Summary
In Ben Ami v. Ben Ami, 191 N.Y.S.2d 369 (1st Dep't 1959), aff'd 203 N.Y.S.2d 924 (1960) (Mem), the Court of Appeals found no occasion to depart from the controlling principle that a separation agreement between parents providing for support and maintenance of the children may not in the ordinary case be enforced by the children.

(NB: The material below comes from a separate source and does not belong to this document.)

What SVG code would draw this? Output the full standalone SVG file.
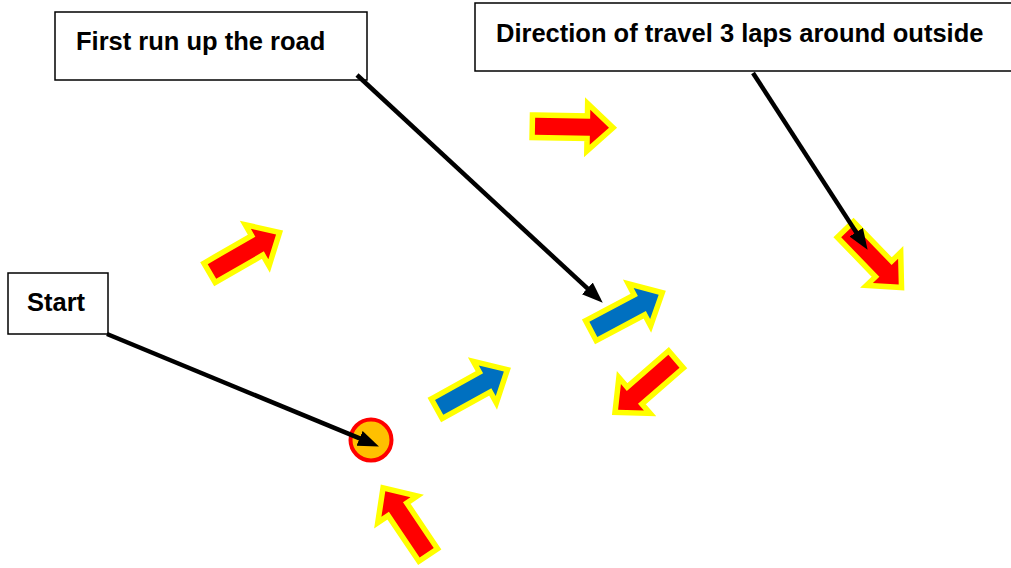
<svg xmlns="http://www.w3.org/2000/svg" width="1011" height="568" viewBox="0 0 1011 568">
  <style>
    .box { fill: #ffffff; stroke: #000000; stroke-width: 1.5; }
    .lbl { font-family: "Liberation Sans", Arial, sans-serif; font-weight: bold; font-size: 25.5px; fill: #000000; }
    .arr { stroke: #ffff00; stroke-width: 11; stroke-linejoin: miter; stroke-miterlimit: 10; paint-order: stroke; }
    .red { fill: #ff0000; }
    .blue { fill: #0070c0; }
    .conn { stroke: #000000; stroke-width: 4.5; fill: none; marker-end: url(#ah); }
  </style>
  <defs>
    <marker id="ah" markerUnits="userSpaceOnUse" markerWidth="22" markerHeight="18" refX="10" refY="8" orient="auto">
      <path d="M0,0 L21,8 L0,16 Z" fill="#000000"/>
    </marker>
    <path id="arrow" d="M-37,-8.5 L18,-8.5 L18,-17.5 L37,0 L18,17.5 L18,8.5 L-37,8.5 Z"/>
  </defs>
  <rect width="1011" height="568" fill="#ffffff"/>

  <g id="box-first-run">
    <rect class="box" x="55" y="12" width="312" height="68"/>
    <text class="lbl" x="76" y="50">First run up the road</text>
  </g>
  <g id="box-direction">
    <rect class="box" x="475" y="3" width="540" height="68"/>
    <text class="lbl" x="496" y="42">Direction of travel 3 laps around outside</text>
  </g>
  <g id="box-start">
    <rect class="box" x="8" y="273" width="100" height="61"/>
    <text class="lbl" x="27" y="311">Start</text>
  </g>

  <g id="arrow-top">
    <use href="#arrow" class="arr red" transform="translate(572,127) rotate(1)"/>
  </g>
  <g id="arrow-left">
    <use href="#arrow" class="arr red" transform="translate(244,253) rotate(-30)"/>
  </g>
  <g id="arrow-blue-1">
    <use href="#arrow" class="arr blue" transform="translate(471.5,389.5) rotate(-29)"/>
  </g>
  <g id="arrow-blue-2">
    <use href="#arrow" class="arr blue" transform="translate(626,312) rotate(-28)"/>
  </g>
  <g id="arrow-down-left">
    <use href="#arrow" class="arr red" transform="translate(646,385.5) rotate(139)"/>
  </g>
  <g id="arrow-down-right">
    <use href="#arrow" class="arr red" transform="translate(873,258) rotate(46)"/>
  </g>
  <g id="arrow-bottom">
    <use href="#arrow" class="arr red" transform="translate(406,522) rotate(-124)"/>
  </g>
  <g id="start-point">
    <circle cx="371" cy="440" r="20.5" fill="#ffc000" stroke="#ff0000" stroke-width="4"/>
  </g>

  <g id="connectors">
    <line class="conn" x1="107" y1="334" x2="368.8" y2="442.2"/>
    <line class="conn" x1="357" y1="75" x2="594.7" y2="295.2"/>
    <line class="conn" x1="753" y1="73" x2="861.6" y2="240.6"/>
  </g>
</svg>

Summary of this case from State Farm Life & Accident Assurance, Co. v. D'AllessandroOpinion
October 6, 1959
Orders granting defendant's motion under subdivisions 2 and 4 of rule 106 of the Rules of Civil Practice to dismiss the complaint and denying plaintiffs' motion for leave to serve a supplemental complaint are unanimously affirmed, on the law, with $20 costs and disbursements to defendant-respondent. Plaintiffs, the infant children of defendant, their divorced father, sue on a separation agreement. The agreement grants defendant certain visitation rights and requires defendant, among other things, to make payments, in part to the mother and in part to a third person, the "trustee", for the support and maintenance of plaintiffs. There is no occasion to depart from the controlling principle that a separation agreement between parents providing for payments to another for the support and maintenance of the children may not, in the ordinary case, be enforced by the children. It may be otherwise when there is a showing that the mother, the contracting party, or the designated payee, refused to sue, or was incapable of bringing action. In that event, the mother, or designated payee, if available, would normally be a necessary party and the judgment would normally provide for payment to those to whom payments are required to be made by the separation agreement. ( Kendall v. Kendall No. 1, 200 App. Div. 702; cf. Borax v. Borax, 4 N.Y.2d 113, 116; see Kendall v. Kendall No. 2, 200 App. Div. 706.) Since the complaint must be dismissed under this principle, it is not determined whether plaintiffs have independent standing to enforce other provisions of the separation agreement referred to in the proposed supplemental complaint embracing such matters as defendant's irrevocable designation of them as beneficiaries of his life insurance policies.
Concur — Breitel, J.P., M.M. Frank, Valente, McNally and Stevens, JJ.